# Looking for Meat Racks



## thebeardedweiss (Jun 6, 2013)

I'm looking to buy 2-4 Meat Racks to be used in the design of an upcoming production. Does anyone have a couple they'd be willing to sell or know of a good place to purchase some?

Thanks.


----------



## DuckJordan (Jun 6, 2013)

Every meat rack i have ever seen was custom built. I don't know of any one who sells them.


----------



## Footer (Jun 6, 2013)

Give a call to the Chicago rental houses and see if anyone has any that you can rent or buy. Grandstage, Designlab, ILC, Chicago Spotlight and Upstaging would be the places to start.


----------



## Sean (Jun 7, 2013)

http://www.ssrconline.com/fixture_cart_2010.pdf


----------



## tdrga (Jun 7, 2013)

Sean said:


> http://www.ssrconline.com/fixture_cart_2010.pdf



+1 for SSRC. I had them custom build meat racks for lighting instruments and they did a great job.

-Todd


----------



## thebeardedweiss (Jun 7, 2013)

Thanks, everyone. You've been very helpful.


----------



## shiben (Jun 9, 2013)

thebeardedweiss said:


> I'm looking to buy 2-4 Meat Racks to be used in the design of an upcoming production. Does anyone have a couple they'd be willing to sell or know of a good place to purchase some?
> 
> Thanks.



What will said racks be doing?
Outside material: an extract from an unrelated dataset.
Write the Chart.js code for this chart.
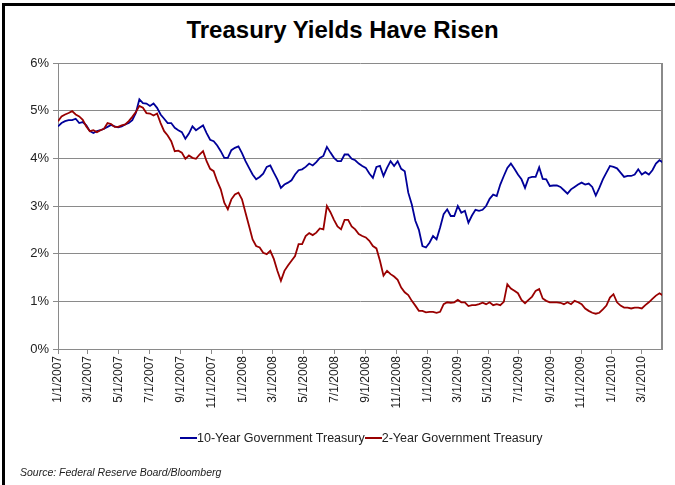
<!DOCTYPE html>
<html>
<head>
<meta charset="utf-8">
<title>Treasury Yields Have Risen</title>
<script src="https://cdn.jsdelivr.net/npm/chart.js@4.4.1/dist/chart.umd.min.js"></script>
<style>
  body { margin: 0; background: #fff; font-family: 'Liberation Sans', Arial, sans-serif; color: #222; }
  #wrap { position: relative; width: 675px; height: 485px; overflow: hidden; }
  #frame { position: absolute; left: 2px; top: 3px; width: 720px; height: 520px; border-top: 3px solid #000; border-left: 3px solid #000; }
  #title { position: absolute; left: 5px; width: 675px; top: 16px; text-align: center; font-weight: bold; font-size: 24px; color: #000; }
  #myChart { position: absolute; left: 0; top: 0; }
  #legend { position: absolute; left: 180px; top: 431px; font-size: 12.5px; white-space: nowrap; }
  #legend i { display: inline-block; width: 17px; height: 2px; vertical-align: middle; margin-top: -2px; }
  #source { position: absolute; left: 20px; top: 466px; font-size: 10.5px; font-style: italic; }
</style>
</head>
<body>
<div id="wrap">
  <div id="frame"></div>
  <div id="title">Treasury Yields Have Risen</div>
  <canvas id="myChart" width="675" height="485"></canvas>
  <div id="legend"><i style="background:#000099"></i>10-Year Government Treasury<i style="background:#990000"></i>2-Year Government Treasury</div>
  <div id="source">Source: Federal Reserve Board/Bloomberg</div>
</div>
<script>
// weekly closes (%), first point is the week of 1/1/2007
const tenYear = [
  4.67, 4.74, 4.78, 4.80, 4.80, 4.83, 4.74, 4.76, 4.69, 4.57,
  4.53, 4.57, 4.59, 4.62, 4.66, 4.70, 4.67, 4.65, 4.67, 4.71,
  4.74, 4.80, 4.95, 5.24, 5.16, 5.15, 5.10, 5.15, 5.06, 4.92,
  4.83, 4.74, 4.74, 4.64, 4.59, 4.55, 4.41, 4.52, 4.67, 4.59,
  4.64, 4.69, 4.53, 4.39, 4.36, 4.27, 4.15, 4.01, 4.01, 4.17,
  4.22, 4.25, 4.11, 3.94, 3.80, 3.66, 3.56, 3.61, 3.68, 3.82,
  3.85, 3.70, 3.56, 3.38, 3.45, 3.49, 3.54, 3.66, 3.75, 3.77,
  3.82, 3.89, 3.85, 3.92, 4.01, 4.05, 4.24, 4.12, 4.01, 3.94,
  3.94, 4.08, 4.08, 3.99, 3.96, 3.89, 3.84, 3.80, 3.68, 3.59,
  3.82, 3.84, 3.63, 3.80, 3.94, 3.84, 3.94, 3.78, 3.73, 3.28,
  3.03, 2.69, 2.50, 2.16, 2.13, 2.23, 2.37, 2.30, 2.55, 2.83,
  2.93, 2.79, 2.79, 3.00, 2.86, 2.90, 2.65, 2.80, 2.92, 2.90,
  2.92, 3.00, 3.15, 3.24, 3.21, 3.45, 3.63, 3.80, 3.89, 3.78,
  3.66, 3.56, 3.38, 3.59, 3.61, 3.61, 3.81, 3.57, 3.56, 3.42,
  3.43, 3.43, 3.40, 3.33, 3.26, 3.35, 3.40, 3.45, 3.49, 3.45,
  3.47, 3.40, 3.22, 3.38, 3.56, 3.70, 3.84, 3.82, 3.79, 3.70,
  3.61, 3.63, 3.63, 3.66, 3.77, 3.66, 3.71, 3.66, 3.75, 3.89,
  3.96, 3.91
];
const twoYear = [
  4.78, 4.88, 4.92, 4.95, 4.99, 4.92, 4.88, 4.81, 4.67, 4.57,
  4.59, 4.55, 4.59, 4.62, 4.74, 4.72, 4.66, 4.66, 4.69, 4.71,
  4.78, 4.87, 4.97, 5.10, 5.06, 4.95, 4.94, 4.90, 4.94, 4.74,
  4.57, 4.48, 4.36, 4.15, 4.16, 4.12, 3.99, 4.06, 4.01, 3.99,
  4.08, 4.15, 3.94, 3.78, 3.73, 3.52, 3.35, 3.07, 2.93, 3.14,
  3.24, 3.28, 3.14, 2.86, 2.58, 2.30, 2.16, 2.13, 2.02, 1.99,
  2.06, 1.89, 1.64, 1.43, 1.64, 1.75, 1.85, 1.95, 2.20, 2.20,
  2.37, 2.43, 2.39, 2.44, 2.53, 2.51, 3.00, 2.87, 2.71, 2.57,
  2.51, 2.71, 2.71, 2.57, 2.51, 2.41, 2.37, 2.34, 2.27, 2.16,
  2.11, 1.85, 1.54, 1.64, 1.57, 1.52, 1.45, 1.29, 1.19, 1.13,
  1.01, 0.91, 0.80, 0.80, 0.77, 0.78, 0.78, 0.76, 0.78, 0.94,
  0.98, 0.97, 0.98, 1.03, 0.98, 0.98, 0.90, 0.92, 0.92, 0.94,
  0.97, 0.94, 0.98, 0.92, 0.94, 0.92, 0.99, 1.36, 1.27, 1.22,
  1.17, 1.03, 0.96, 1.03, 1.10, 1.22, 1.26, 1.06, 1.01, 0.98,
  0.98, 0.98, 0.97, 0.94, 0.98, 0.94, 1.01, 0.98, 0.94, 0.85,
  0.80, 0.76, 0.74, 0.76, 0.83, 0.91, 1.08, 1.15, 0.98, 0.91,
  0.87, 0.87, 0.85, 0.87, 0.87, 0.85, 0.92, 0.98, 1.05, 1.12,
  1.17, 1.12
];
const tickLabels = [
  '1/1/2007', '3/1/2007', '5/1/2007', '7/1/2007', '9/1/2007', '11/1/2007',
  '1/1/2008', '3/1/2008', '5/1/2008', '7/1/2008', '9/1/2008', '11/1/2008',
  '1/1/2009', '3/1/2009', '5/1/2009', '7/1/2009', '9/1/2009', '11/1/2009',
  '1/1/2010', '3/1/2010'
];

const DAY = 86400000;
const origin = Date.UTC(2007, 0, 1);
const toDay = (label) => {
  const [m, d, y] = label.split('/').map(Number);
  return (Date.UTC(y, m - 1, d) - origin) / DAY;
};
const tickDays = tickLabels.map(toDay);
const weekly = (arr) => arr.map((v, i) => ({ x: i * 7, y: v }));

// right edge of the plot box (the series just runs off it)
const plotFrame = {
  id: 'plotFrame',
  beforeDatasetsDraw(chart) {
    const { ctx, chartArea: a } = chart;
    ctx.save();
    ctx.strokeStyle = '#8a8a8a';
    ctx.lineWidth = 2;
    ctx.beginPath();
    ctx.moveTo(a.right, a.top);
    ctx.lineTo(a.right, a.bottom + 1);
    ctx.stroke();
    ctx.restore();
  },
};

const ctx = document.getElementById('myChart');
new Chart(ctx, {
  type: 'line',
  data: {
    datasets: [
      {
        label: '10-Year Government Treasury',
        data: weekly(tenYear),
        borderColor: '#000099',
        borderWidth: 1.8,
        pointRadius: 0,
        tension: 0,
        order: 1,
      },
      {
        label: '2-Year Government Treasury',
        data: weekly(twoYear),
        borderColor: '#990000',
        borderWidth: 1.8,
        pointRadius: 0,
        tension: 0,
        order: 0,
      },
    ],
  },
  plugins: [plotFrame],
  options: {
    responsive: false,
    animation: false,
    layout: {
      padding: { left: 0, top: 63, right: 13, bottom: 66 },
    },
    plugins: {
      legend: { display: false },
      tooltip: { enabled: false },
    },
    scales: {
      x: {
        type: 'linear',
        min: 0,
        max: 1195,
        afterBuildTicks: (scale) => {
          scale.ticks = tickDays.map((v) => ({ value: v }));
        },
        afterFit: (scale) => {
          scale.height = 70;
        },
        ticks: {
          autoSkip: false,
          minRotation: 90,
          maxRotation: 90,
          padding: 2,
          color: '#222',
          font: { family: "'Liberation Sans', Arial", size: 12 },
          callback: (val, i) => tickLabels[i],
        },
        grid: {
          drawOnChartArea: false,
          drawTicks: true,
          tickLength: 5,
          color: '#8a8a8a',
        },
        border: { color: '#8a8a8a', width: 1 },
      },
      y: {
        min: 0,
        max: 6,
        afterFit: (scale) => {
          scale.width = 58;
        },
        ticks: {
          stepSize: 1,
          padding: 4,
          color: '#222',
          font: { family: "'Liberation Sans', Arial", size: 13 },
          callback: (val) => val + '%',
        },
        grid: {
          color: '#8a8a8a',
          tickLength: 5,
        },
        border: { color: '#8a8a8a', width: 1 },
      },
    },
  },
});
</script>
</body>
</html>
You might need to engineer your own just to meet the needs of the production. Otherwise, 1" square stock and 2" pipe are probably cheaper to buy and weld together than it would be to actually buy 4 new units...


----------



## JohnD (Jun 9, 2013)

BMI usually has some for sale on Ebay. 
Socapex Meat Rack Lamp Bar Cart for 6X Leko Pars 1 | eBay


----------